Written by Chris DeVito

During peak inflation they were all the rage. Up until that point, many people hadn’t heard of I-Bonds, and quite frankly, why would they have needed to? Offering a unique rate which is tied into the rate of inflation, I-Bonds offered investors a nearly 10% interest rate just a few years ago.

Now sitting at 4.28% until the next reset (I-Bond rates are reset every 6 months on the 1st of May & October), many investors are wondering if they should continue to hold their bonds.

With interest rates still high, and the rate of inflation falling (allegedly), is it time to ditch your I-Bonds for a High-Yield savings account or maybe something else? Maybe, but before deciding, take these points into consideration.
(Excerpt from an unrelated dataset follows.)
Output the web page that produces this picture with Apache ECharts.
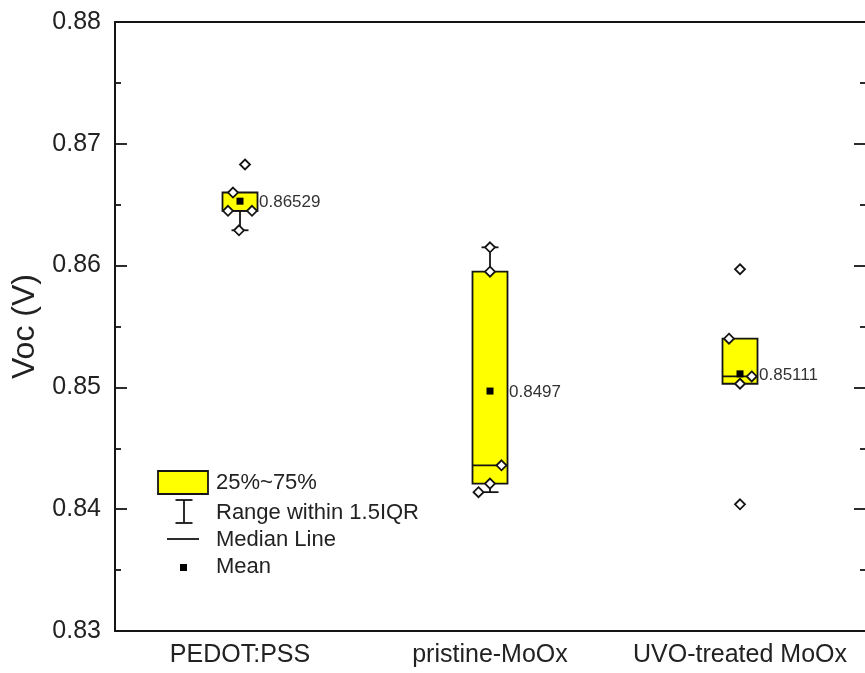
<!DOCTYPE html>
<html><head><meta charset="utf-8">
<script src="https://cdn.jsdelivr.net/npm/echarts@6/dist/echarts.min.js"></script>
<style>html,body{margin:0;padding:0;background:#fff}#c{width:865px;height:673px}</style>
</head><body><div id="c"></div>
<script>
// ---- data ----
const categories = ['PEDOT:PSS', 'pristine-MoOx', 'UVO-treated MoOx'];
const q1 = [0.8645, 0.8421, 0.8503];
const median = [0.8645, 0.8436, 0.8509];
const q3 = [0.8660, 0.8595, 0.8540];
const whiskerLow = [0.8629, 0.8414, 0.8503];
const whiskerHigh = [0.8660, 0.8615, 0.8540];
const means = [0.86529, 0.8497, 0.85111];
const meanLabels = ['0.86529', '0.8497', '0.85111'];
const pointsPEDOT = [0.8683, 0.8660, 0.8645, 0.8645, 0.8629];
const pointsPristine = [0.8615, 0.8595, 0.8436, 0.8421, 0.8414];
const pointsUVO = [0.8597, 0.8540, 0.8509, 0.8503, 0.8404];
const jitterPEDOT = [0.02, -0.028, -0.048, 0.048, -0.004];
const jitterPristine = [0, 0, 0.046, 0, -0.046];
const jitterUVO = [0, -0.044, 0.047, 0, 0];
const yMin = 0.83, yMax = 0.88, yInterval = 0.01;
const yAxisName = 'Voc (V)';
const legendTexts = ['25%~75%', 'Range within 1.5IQR', 'Median Line', 'Mean'];

// ---- build ----
const FONT = '"Liberation Sans", Arial, Helvetica, sans-serif';
const INK = '#151515';
const BOXW = 0.07, CAPW = 0.034;

const boxData = categories.map((c, i) => [i, q1[i], median[i], q3[i], whiskerLow[i], whiskerHigh[i]]);
const meanData = categories.map((c, i) => [i, means[i], meanLabels[i]]);
const allPoints = [pointsPEDOT, pointsPristine, pointsUVO];
const allJitter = [jitterPEDOT, jitterPristine, jitterUVO];
const pointData = [];
allPoints.forEach((arr, i) => arr.forEach((v, k) => pointData.push([i + 0.5 + allJitter[i][k], v])));

function renderBox(params, api) {
  const i = api.value(0);
  const band = api.size([1, 0])[0];
  const hw = band * BOXW, cw = band * CAPW;
  const x = api.coord([i, api.value(1)])[0];
  const yQ1 = api.coord([i, api.value(1)])[1];
  const yMed = api.coord([i, api.value(2)])[1];
  const yQ3 = api.coord([i, api.value(3)])[1];
  const yLo = api.coord([i, api.value(4)])[1];
  const yHi = api.coord([i, api.value(5)])[1];
  const st = { stroke: INK, lineWidth: 1.8 };
  const ch = [];
  if (Math.abs(yLo - yQ1) > 0.5) {
    ch.push({ type: 'line', shape: { x1: x, y1: yQ1, x2: x, y2: yLo }, style: st });
    ch.push({ type: 'line', shape: { x1: x - cw, y1: yLo, x2: x + cw, y2: yLo }, style: st });
  }
  if (Math.abs(yHi - yQ3) > 0.5) {
    ch.push({ type: 'line', shape: { x1: x, y1: yQ3, x2: x, y2: yHi }, style: st });
    ch.push({ type: 'line', shape: { x1: x - cw, y1: yHi, x2: x + cw, y2: yHi }, style: st });
  }
  ch.push({ type: 'rect', shape: { x: x - hw, y: yQ3, width: 2 * hw, height: yQ1 - yQ3 },
    style: { fill: '#FFFF00', stroke: INK, lineWidth: 1.8 } });
  ch.push({ type: 'line', shape: { x1: x - hw, y1: yMed, x2: x + hw, y2: yMed }, style: st });
  return { type: 'group', children: ch };
}

function renderMean(params, api) {
  const i = api.value(0);
  const band = api.size([1, 0])[0];
  const hw = band * BOXW;
  const p = api.coord([i, api.value(1)]);
  const label = meanData[params.dataIndex][2];
  return { type: 'group', children: [
    { type: 'rect', shape: { x: p[0] - 3.5, y: p[1] - 3.5, width: 7, height: 7 }, style: { fill: '#000' } },
    { type: 'text', x: p[0] + hw + 1.5, y: p[1] + 1,
      style: { text: label, fill: '#333', font: '17px ' + FONT, verticalAlign: 'middle', align: 'left' } }
  ] };
}

const axisLineStyle = { color: INK, width: 2 };
const chart = echarts.init(document.getElementById('c'));
const LX = 216;
const LF = '22px ' + FONT;
chart.setOption({
  animation: false,
  backgroundColor: '#fff',
  textStyle: { fontFamily: FONT },
  grid: { left: 115, right: -2, top: 22, bottom: 42, containLabel: false },
  xAxis: [
    { type: 'category', data: categories, position: 'bottom', boundaryGap: true,
      axisLine: { lineStyle: axisLineStyle },
      axisTick: { inside: true, alignWithLabel: true, interval: 0, length: 11, lineStyle: { color: INK, width: 1.8 } },
      axisLabel: { color: '#222', fontSize: 25, margin: 12, interval: 0, fontFamily: FONT },
      splitLine: { show: false } },
    { type: 'category', data: categories, position: 'top', boundaryGap: true,
      axisLine: { lineStyle: axisLineStyle },
      axisTick: { inside: true, alignWithLabel: true, interval: 0, length: 11, lineStyle: { color: INK, width: 1.8 } },
      axisLabel: { show: false }, splitLine: { show: false } },
    { type: 'value', min: 0, max: 3, show: false, position: 'bottom' }
  ],
  yAxis: [
    { type: 'value', min: yMin, max: yMax, interval: yInterval, position: 'left',
      name: yAxisName, nameLocation: 'middle', nameGap: 72,
      nameTextStyle: { fontSize: 32, color: '#222', fontFamily: FONT },
      axisLine: { show: true, lineStyle: axisLineStyle },
      axisTick: { show: true, inside: true, length: 12, lineStyle: { color: INK, width: 1.8 } },
      minorTick: { show: true, splitNumber: 2, length: 6, lineStyle: { color: INK, width: 1.8 } },
      axisLabel: { color: '#222', fontSize: 25, margin: 14, fontFamily: FONT,
        formatter: v => v.toFixed(2) },
      splitLine: { show: false } },
    { type: 'value', min: yMin, max: yMax, interval: yInterval, position: 'right',
      axisLine: { show: false },
      axisTick: { show: true, inside: true, length: 11, lineStyle: { color: INK, width: 1.8 } },
      minorTick: { show: true, splitNumber: 2, length: 5, lineStyle: { color: INK, width: 1.8 } },
      axisLabel: { show: false }, splitLine: { show: false } }
  ],
  series: [
    { type: 'custom', xAxisIndex: 0, yAxisIndex: 0, data: boxData, renderItem: renderBox, z: 2 },
    { type: 'scatter', xAxisIndex: 2, yAxisIndex: 0, data: pointData, symbol: 'diamond', symbolSize: 10,
      itemStyle: { color: '#fff', borderColor: INK, borderWidth: 1.8, opacity: 1 }, z: 3 },
    { type: 'custom', xAxisIndex: 0, yAxisIndex: 0, data: meanData.map(d => [d[0], d[1]]), renderItem: renderMean, z: 4 }
  ],
  graphic: [
    { type: 'rect', shape: { x: 158, y: 471, width: 50, height: 23 },
      style: { fill: '#FFFF00', stroke: INK, lineWidth: 1.8 } },
    { type: 'text', x: LX, y: 483, style: { text: legendTexts[0], font: LF, fill: '#222', verticalAlign: 'middle' } },
    { type: 'line', shape: { x1: 184, y1: 500, x2: 184, y2: 523 }, style: { stroke: INK, lineWidth: 1.8 } },
    { type: 'line', shape: { x1: 175.5, y1: 500, x2: 192.5, y2: 500 }, style: { stroke: INK, lineWidth: 1.8 } },
    { type: 'line', shape: { x1: 175.5, y1: 523, x2: 192.5, y2: 523 }, style: { stroke: INK, lineWidth: 1.8 } },
    { type: 'text', x: LX, y: 513, style: { text: legendTexts[1], font: LF, fill: '#222', verticalAlign: 'middle' } },
    { type: 'line', shape: { x1: 167, y1: 539, x2: 199, y2: 539 }, style: { stroke: INK, lineWidth: 1.8 } },
    { type: 'text', x: LX, y: 540, style: { text: legendTexts[2], font: LF, fill: '#222', verticalAlign: 'middle' } },
    { type: 'rect', shape: { x: 180, y: 564, width: 7, height: 7 }, style: { fill: '#000' } },
    { type: 'text', x: LX, y: 567, style: { text: legendTexts[3], font: LF, fill: '#222', verticalAlign: 'middle' } }
  ]
});
</script></body></html>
  • The total holding time to avoid penalties for an I-Bond is 5-years. Although, after you’ve held your I-Bond for over 12 months, you would only forfeit the last 3 months of interest from time of redemption. If you redeem your bonds within 12 months you forfeit ALL the interest payments.
  • The interest on I-Bonds, while taxed at the Federal level, is not subject to State & Local Tax. Interest earned on High-Yield Savings accounts and other cash alternatives are typically taxed as ordinary income. So that lesser interest rate you’re getting on your I-Bonds may be netting you more money than a HYS depending on your income. 
  • Interest rates are going to drop (we think – iykyk as the Gen Z’ers would say). If you’ve been following the multi-year saga of Jerome Powell’s interest rate hikes and upcoming potential cuts, you know there is a high chance that those interest rates we’re getting in High-Yield Savings accounts will go down. 
  • The timing might work out to make it an easy decision. With the Fed deciding on rates this month, and the I-Bond rate set to reset on October 1st, it should be clear what you should do.

We may have already witnessed the greatest time to buy I-Bonds in our lifetime. Obviously, the current rate is nowhere near peak inflation, but 4.28% is nothing to ignore. Given the unique timing, it may make more sense to take the “wait & see approach” before deciding to make a move, at least until October 1st.